FicCentral received a free copy of this book from Historical Fiction Virtual Book Tours.
Series: Cotillion Ball #6
Publisher: Crimson Romance on September 29, 2014
Genre(s): Historical Romance (Adult)
In 1859, ladies of New York society were expected to do three things well: find a husband, organize a smooth-running household, and have children.
Rosemary Fitzpatrick’s agenda is very different. As the author of the popular Harry Hawk dime novels, she must hide her true identity from her new publisher, who assumes the person behind the F. P. Elliott pen name is male. She must pose as his secretary in order to ensure the continuation of her series. And in the midst of all this subterfuge, her mother is insisting that she become a debutante this year.
Henry Cooper is not the typical Boston Brahmin. Nor is he a typical publisher. He’s entranced by Mr. Elliott’s secretary the moment they meet, and wonders how his traditional-thinking father will react when he brings a working class woman into the family. Because his intentions are to marry her, regardless.
Rosemary’s deception begins to unravel at the Cotillion ball, when Henry recognizes her.
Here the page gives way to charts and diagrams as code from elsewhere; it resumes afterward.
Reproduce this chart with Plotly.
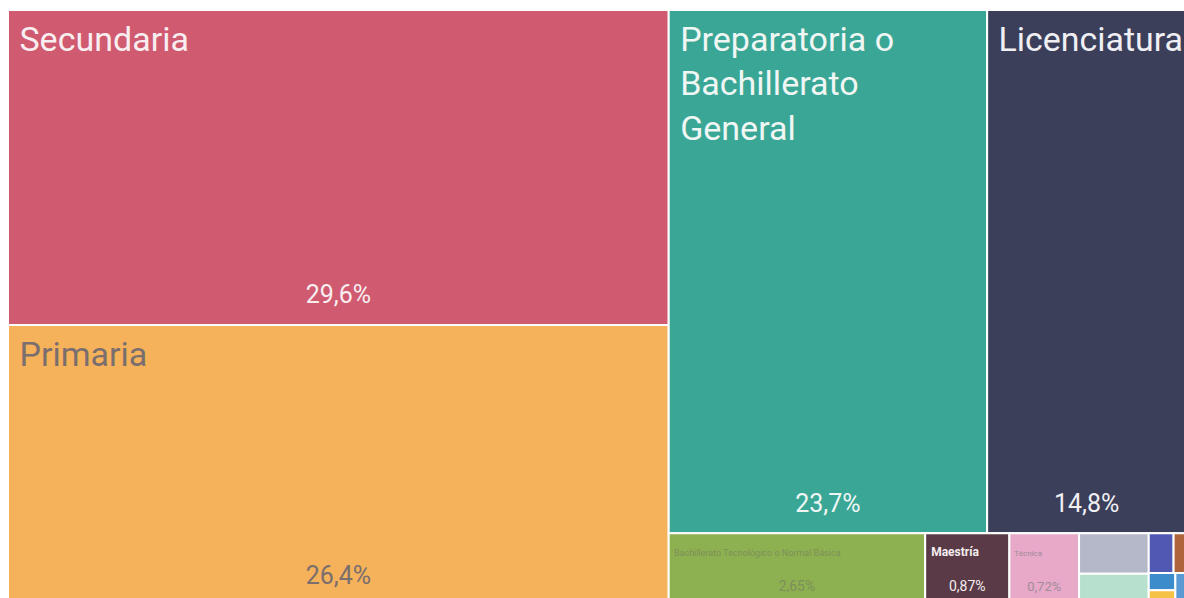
import plotly.graph_objects as go

# Nivel de escolaridad (porcentaje)
categories = [
    "Secundaria", "Primaria", "Preparatoria o Bachillerato General", "Licenciatura",
    "Bachillerato Tecnológico o Normal Básica", "Maestría", "Técnica",
    "Normal de Licenciatura", "Estudios Técnicos o Comerciales", "Ninguno",
    "Doctorado", "Preescolar", "Especialidad", "Otro",
]
# lines of the name shown in each tile ([] = no text on tiny tiles)
name_lines = [
    ["Secundaria"], ["Primaria"], ["Preparatoria o", "Bachillerato", "General"], ["Licenciatura"],
    ["Bachillerato Tecnológico o Normal Básica"], ["<b>Maestría</b>"], ["Técnica"],
    [], [], [], [], [], [], [],
]
shares = [29.6, 26.4, 23.7, 14.8, 2.65, 0.87, 0.72, 0.40, 0.32, 0.14, 0.07, 0.065, 0.06, 0.05]

colors = [
    "#d05a70", "#f5b25a", "#3aa796", "#3c3f5a", "#8db150", "#5a3a46", "#e8a8c8",
    "#b4b8c8", "#b8e0cf", "#5058b4", "#b0643c", "#3c8ccc", "#f5c246", "#5a9ad4",
]
text_colors = [
    "#f8eef0", "#7a6e6e", "#f0f6f4", "#f0f0f4", "#7d8f5a", "#f4eef0", "#a08c98",
    "#80848f", "#80a090", "#e0e2f4", "#f4e8e0", "#e0ecf8", "#8a7440", "#e0ecf8",
]
# visible font sizes, and base sizes (used as spacer lines)
name_size = [34, 34, 34, 34, 9, 12, 8, 8, 8, 8, 8, 8, 8, 8]
name_base = [17, 17, 17, 17, 9, 9, 9, 9, 9, 9, 9, 9, 9, 9]
pct_size = [25, 25, 25, 25, 14, 14, 13, 8, 8, 8, 8, 8, 8, 8]
pct_base = [12, 12, 12, 12, 8, 8, 8, 8, 8, 8, 8, 8, 8, 8]

FONT = "Roboto, sans-serif"
parents = [""] * len(categories)


def span(t, size):
    return f"<span style='font-size:{size}px'>\u00a0{t}</span>"


name_text = []
for lines, size in zip(name_lines, name_size):
    if lines:
        name_text.append("\u00a0<br>" + "<br><br>".join(span(l, size) for l in lines))
    else:
        name_text.append("")

pct_text = []
for v, lines, size in zip(shares, name_lines, pct_size):
    if lines:
        pct = f"{v:.3g}".replace(".", ",") + "%"
        pct_text.append(f"<span style='font-size:{size}px'>{pct}</span><br>\u00a0")
    else:
        pct_text.append("")

fig = go.Figure()

# tiles + category names (top left)
fig.add_trace(go.Treemap(
    labels=categories,
    parents=parents,
    values=shares,
    text=name_text,
    texttemplate="%{text}",
    textposition="top left",
    textfont=dict(family=FONT, size=name_base, color=text_colors),
    marker=dict(colors=colors, line=dict(color="white", width=2),
                pad=dict(t=0, l=0, r=0, b=0)),
    tiling=dict(pad=0, squarifyratio=1.618),
    pathbar=dict(visible=False),
    sort=True,
    domain=dict(x=[0, 1], y=[0, 1]),
    hoverinfo="label+value",
))

# percentages (bottom center), same tiling on a transparent layer
fig.add_trace(go.Treemap(
    labels=categories,
    parents=parents,
    values=shares,
    text=pct_text,
    texttemplate="%{text}",
    textposition="bottom center",
    textfont=dict(family=FONT, size=pct_base, color=text_colors),
    marker=dict(colors=["rgba(0,0,0,0)"] * len(categories), line=dict(width=0),
                pad=dict(t=0, l=0, r=0, b=0)),
    tiling=dict(pad=0, squarifyratio=1.618),
    pathbar=dict(visible=False),
    sort=True,
    domain=dict(x=[0, 1], y=[0, 1]),
    hoverinfo="skip",
))

# the source image is a crop: the treemap runs slightly past the right and bottom edges
fig.update_layout(
    width=1186,
    height=606,
    margin=dict(l=8, r=0, t=10, b=0),
    paper_bgcolor="white",
    showlegend=False,
)

fig.write_html(
    "out.html",
    config={"displayModeBar": False},
    post_script="document.body.style.margin='0';document.body.style.overflow='hidden';",
)
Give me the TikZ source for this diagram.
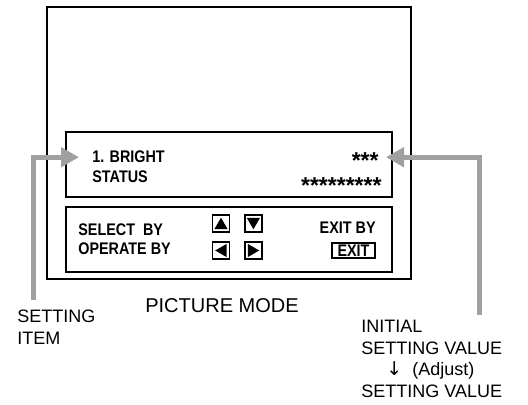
\documentclass[tikz,border=0pt]{standalone}
\usepackage{fontspec}
\setmainfont{Liberation Sans}
\newfontfamily\panelfont[FakeStretch=0.855]{Liberation Sans}
\newfontfamily\symfont{DejaVu Sans}
\usetikzlibrary{positioning,arrows.meta,shapes.geometric}
\definecolor{pointgray}{RGB}{160,160,160}
\tikzset{
  screen/.style ={draw, line width=1.2pt, minimum width=182pt, minimum height=136pt, inner sep=0pt},
  panel/.style  ={draw, line width=0.7pt, minimum width=163pt, minimum height=32.5pt, inner sep=0pt},
  ptxt/.style   ={font=\panelfont\bfseries\fontsize{8.4}{10}\selectfont, inner sep=0pt},
  stars/.style  ={font=\bfseries\fontsize{11.5}{12}\selectfont, inner sep=0pt},
  key/.style    ={draw, line width=0.7pt, minimum size=8.5pt, inner sep=0pt},
  tri/.style    ={regular polygon, regular polygon sides=3, fill=black, minimum size=7.6pt, inner sep=0pt},
  exitkey/.style={ptxt, draw, line width=1pt, minimum width=21.5pt, minimum height=7.5pt},
  note/.style   ={font=\fontsize{9}{10.8}\selectfont, align=left, inner sep=0pt},
  garr/.style   ={draw=pointgray, line width=2.5pt, -{Triangle[length=9pt,width=9.5pt]}},
}
\begin{document}
\begin{tikzpicture}[x=0.5pt,y=-0.5pt]
\useasboundingbox (0,0) rectangle (528,405);
% screen and its two panels
\node[screen] (scr) at (229,143) {};
\node[panel] (menu) at (229,164.5) {};
\node[panel] (guide) at (229,239.5) {};

\node[ptxt,anchor=base west] (brt) at (92,163) {1. BRIGHT};
\node[ptxt,anchor=base west] (stat) at (92,183) {STATUS};
\node[stars,anchor=north east] (val) at (379,152) {***};
\node[stars,anchor=north east] (statval) at (382,177) {*********};

\node[ptxt,anchor=base west] (sel) at (78,235) {SELECT~ BY};
\node[ptxt,anchor=base west] (opr) at (78,254) {OPERATE BY};
\node[ptxt,anchor=base east] (exitby) at (376,234) {EXIT BY};
\node[exitkey] (exitk) at (353.5,250.5) {EXIT};

% cursor keys
\node[key] (kup) at (221,223.5) {};
\node[key,right=7pt of kup] (kdown) {};
\node[key] (kleft) at (221,250.5) {};
\node[key,right=7pt of kleft] (kright) {};
\node[tri] (mup) at ([yshift=-0.9pt]kup) {};
\node[tri,shape border rotate=180] (mdown) at ([yshift=0.9pt]kdown) {};
\node[tri,shape border rotate=90] (mleft) at ([xshift=0.9pt]kleft) {};
\node[tri,shape border rotate=-90] (mright) at ([xshift=-0.9pt]kright) {};

\node[font=\fontsize{10}{12}\selectfont,anchor=base] (mode) at (222,312) {PICTURE MODE};

% pointers
\node[note,anchor=north west] (itemlbl) at (17,310) {SETTING\\ITEM};
\node[note,anchor=north west] (vallbl) at (361,320)
  {INITIAL\\SETTING VALUE\\\hspace*{12.5pt}{\symfont\fontsize{9.5}{10.8}\selectfont ↓}\hspace{5pt}(Adjust)\\SETTING VALUE};
\coordinate (itemfoot) at (33.5,300);
\coordinate (valfoot) at (479,315);
\draw[garr] (itemfoot) |- ([xshift=-6.5pt]brt.west);
\draw[garr] (valfoot) |- ([xshift=3.5pt]val.east |- brt.west);
\end{tikzpicture}
\end{document}
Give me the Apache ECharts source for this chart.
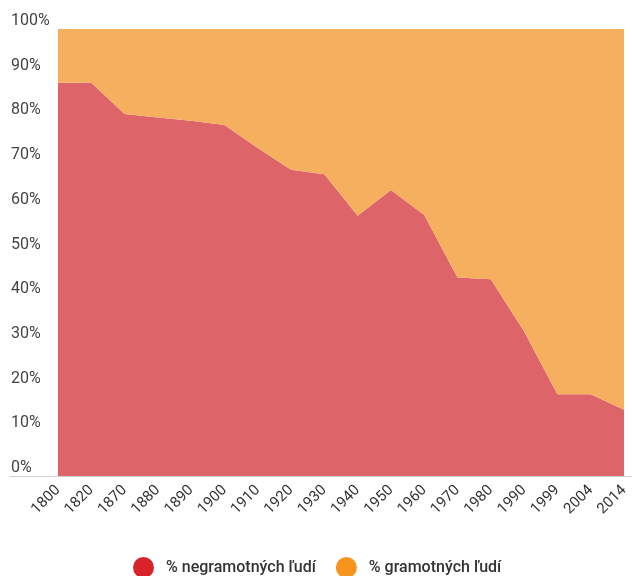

The secretarial mask must come off, now that he knows she is a member of New York society. But she can’t yet confess who she truly is until she knows if Henry will accept her as F. P. Elliott.
The more time they spend together, the closer they become. But when Rosemary reveals her true identity to him, will Henry be able to forgive her or has her deceit cost her the man she loves?
Rosemary Fitzpatrick has little interest in finding a husband. She’d much rather spend her time dreaming up stories for her dime novels than mingle with high society and play the role of potential wife. But when her publisher sells to a man from Boston, and the new owner insists on meeting all their authors, Rosemary has to put her vivid imagination to use and come up with a way to keep her pen name’s true female identity a secret. After all, high bred women aren’t supposed to be writing adventures set in the Wild West. And if her all to handsome new publisher discovers his best-selling author isn’t an old man, she’ll lose the dream career she’s been building for so long.
Rosemary is a breath of fresh air in a genre filled too often with women bending to the will of fathers and uncles and brothers and whatever other males see them as little more than property. She’s fiesty, imaginative, and outspoken, and her desire to fulfill her writing career dreams may be out of sync for her time, but it makes for a very interesting character.
Even more pleasantly surprising is the opinion of her family. While they are certainly more traditional, her father indulges her, and her mother seems to understand that writing means everything to Rosemary, even if she’s still scheming to marry off her daughter. Not only do they support her deception when she concocts a scheme to protect her identity and her contract, but they attempt to aid her in it. They are alternately forward-thinking and traditional, encouraging her to continue her writing, even as it goes against what society would have her do, but at the same time, they want to see her happy, married, and taking her rightful place as a wife among the elite. In that sense, they are incredibly realistic, much as many families today support their loved ones’ dreams, even if they would never choose those dreams for themselves.
Henry is a bit outside the norm as well, and while other men are vying for the attention of a few seemingly more popular debutantes, Henry is fascinated by “Phoebe,” the working class secretary as whom Rosemary masquerades. That he was so interested, even when he thought her to be below his station in society, makes his feelings for her all the more believable. And of course it doesn’t hurt that his looks and character in many ways resemble the traits Rosemary gives the hero of her stories.
The writing style is a bit more modern that a book actually written in the period when The Duplicitous Debutante takes place, but that only serves to make it an easier read than something littered with the excessive propriety and flourish language typical of that time. Likewise, Rosemary and Henry’s outlooks are more progressive than many of that era, but that’s what makes them so perfect for each other and appealing to the reader. Lower has mastered a fascinating style that transports the reader to that time and immerses us in the clothing, the traditions, the expectations. But at the same time, she does it in a way that doesn’t so much make you feel like you’ve just crash landed in another time, but rather that you belong there with her characters.
The Duplicitous Debutante is a quick, entertaining read that bridges history with modern romance appeal and introduces characters who are more than the society in which they exist, creating a fun, memorable romance that is as much an adventure as the dime novels Rosemary writes.